NI’s hospitality sector feels the pain of flag protests

Jobs in the hospitality industry will be lost in Northern Ireland if the on-going flag protests continue to affect the local economy.

The warning to NI’s Enterprise Minister Arlene Foster and Simon Hamilton MLA came from representatives of NI’s hospitality sector who voiced their concerns for the future of thousands of local businesses and the livelihoods of thousands of people across NI at a private meeting facilitated by Pubs of Ulster at Parliament Buildings in Belfast.
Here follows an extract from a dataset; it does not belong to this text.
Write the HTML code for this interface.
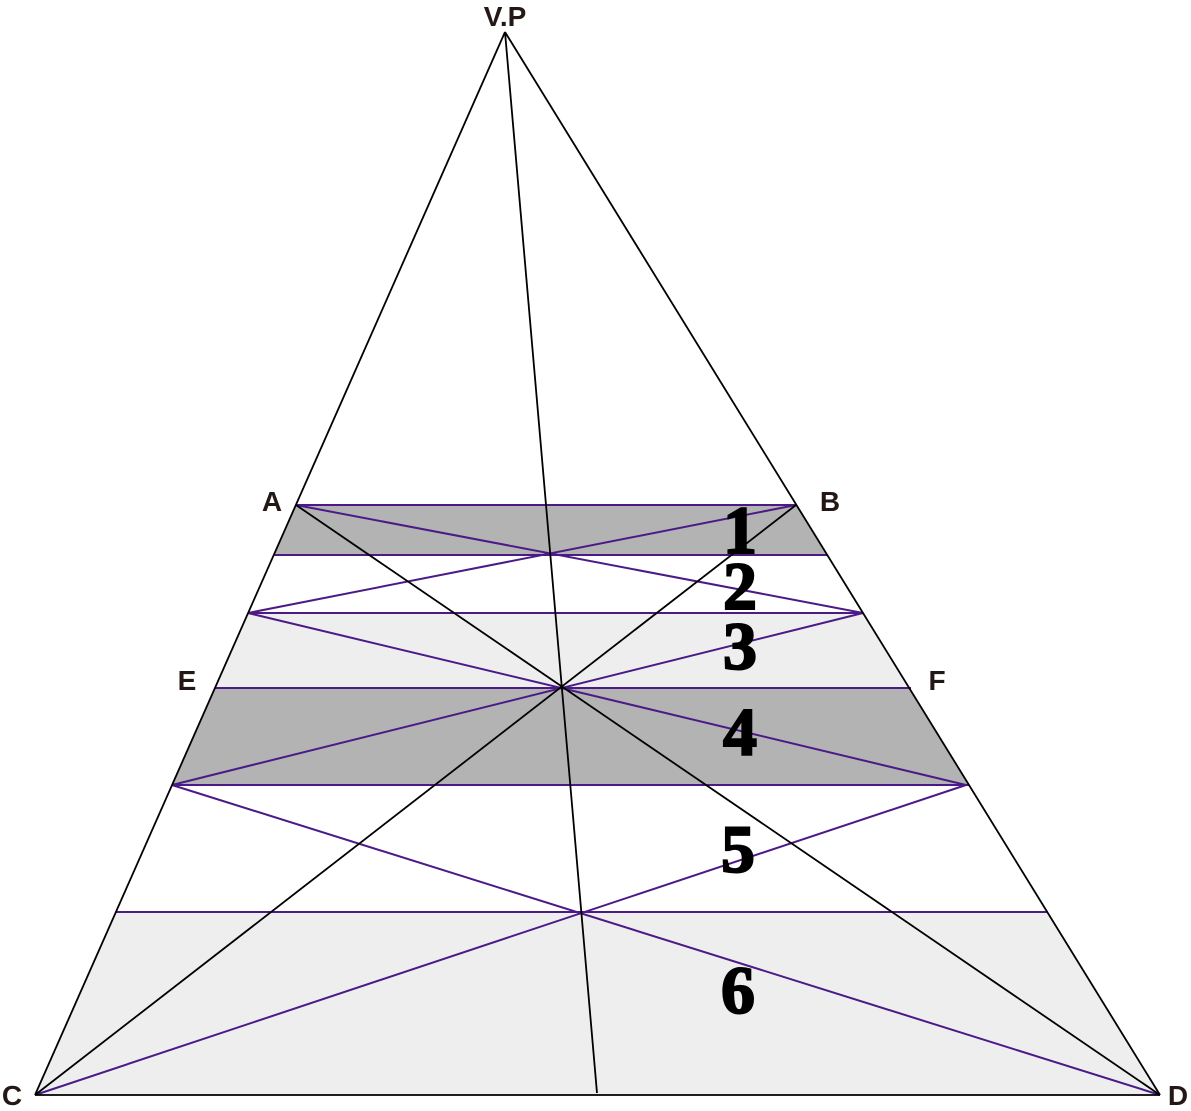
<!DOCTYPE html>
<html><head><meta charset="utf-8"><style>
html,body{margin:0;padding:0;background:#fff;}
svg{display:block;}
.lbl{font-family:"Liberation Sans",sans-serif;font-weight:bold;font-size:28px;fill:#231815;}
.num{font-family:"Liberation Serif",serif;font-weight:bold;font-size:68px;fill:#000;stroke:#000;stroke-width:2;}
</style></head><body>
<svg width="1191" height="1111" viewBox="0 0 1191 1111" xmlns="http://www.w3.org/2000/svg">
<polygon points="296,505 796,505 827,555 274,555" fill="#b3b3b3"/>
<polygon points="248,613 863,613 909,688 215,688" fill="#eeeeee"/>
<polygon points="215,688 909,688 969,785 172,785" fill="#b3b3b3"/>
<polygon points="116,912 1047,912 1160,1095 35,1095" fill="#eeeeee"/>
<g stroke="#4b1a87" stroke-width="2" fill="none">
<line x1="296" y1="505" x2="796" y2="505"/>
<line x1="274" y1="555" x2="827" y2="555"/>
<line x1="248" y1="613" x2="863" y2="613"/>
<line x1="215" y1="688" x2="911" y2="688"/>
<line x1="172" y1="785" x2="969" y2="785"/>
<line x1="116" y1="912" x2="1047" y2="912"/>
<line x1="296" y1="505" x2="863" y2="613"/>
<line x1="796" y1="505" x2="248" y2="613"/>
<line x1="248" y1="613" x2="966" y2="785"/>
<line x1="863" y1="613" x2="172" y2="785"/>
<line x1="172" y1="785" x2="1160" y2="1095"/>
<line x1="966" y1="785" x2="35" y2="1095"/>
</g>
<g stroke="#000" stroke-width="1.8" fill="none">
<line x1="505" y1="32" x2="35" y2="1095"/>
<line x1="505" y1="32" x2="1160" y2="1095"/>
<line x1="35" y1="1095" x2="1160" y2="1095"/>
<line x1="505" y1="32" x2="597" y2="1093"/>
<line x1="296" y1="505" x2="1160" y2="1095"/>
<line x1="796" y1="505" x2="35" y2="1095"/>
</g>
<text class="lbl" x="505" y="26" text-anchor="middle">V.P</text>
<text class="lbl" x="272" y="511" text-anchor="middle">A</text>
<text class="lbl" x="830" y="511" text-anchor="middle">B</text>
<text class="lbl" x="187" y="690" text-anchor="middle">E</text>
<text class="lbl" x="937" y="690" text-anchor="middle">F</text>
<text class="lbl" x="12" y="1105" text-anchor="middle">C</text>
<text class="lbl" x="1178" y="1105" text-anchor="middle">D</text>
<text class="num" x="740" y="553" text-anchor="middle">1</text>
<text class="num" x="740" y="609" text-anchor="middle">2</text>
<text class="num" x="740" y="669" text-anchor="middle">3</text>
<text class="num" x="740" y="755" text-anchor="middle">4</text>
<text class="num" x="738" y="872" text-anchor="middle">5</text>
<text class="num" x="738" y="1013" text-anchor="middle">6</text>
</svg>
</body></html>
The move comes as Pubs of Ulster revealed that pubs, restaurants and hotels are suffering as a result of the flag protests, with people not going out and visitors opting to avoid towns and cities there.  As a result, trade has dropped by an average of 30% and in some cases by as much as 55% over recent weeks.  In real terms, this means that the industry is currently suffering a dramatic drop in turnover, with one publican alone reporting a loss of £95,000 before Christmas and £60,000 after the Christmas period.  Another local publican reports a 54% fall in trade last week alone. Representatives fear that the situation is showing no signs of improvement.  

“I welcome the opportunity to meet with representatives of the hospitality sector to hear their concerns about the effect the current situation is having on their business,” commented Enterprise Minister Arlene Foster, “I share their frustration and that of the wider business community when I hear trade is suffering as a result.
“The hospitality industry has a very important role to play in giving Belfast the kind of ‘buzz’ and atmosphere that saw the city being voted one of the world’s top destinations for 2012 by the National Geographic Traveller magazine. We spent a lot of time last year building up the image of Northern Ireland,” she added.

Pubs of Ulster Chief Executive Colin Neill said, “Our figures speak for themselves and it’s clear that businesses cannot operate for very long in these conditions.  Pubs, restaurants and hotels all rely on people leaving their homes, so if people don’t go out, we lose out.  Whilst we obviously need a political solution to the situation, we are now at a point where something has to be done and action needs to be taken to help the struggling evening economy”.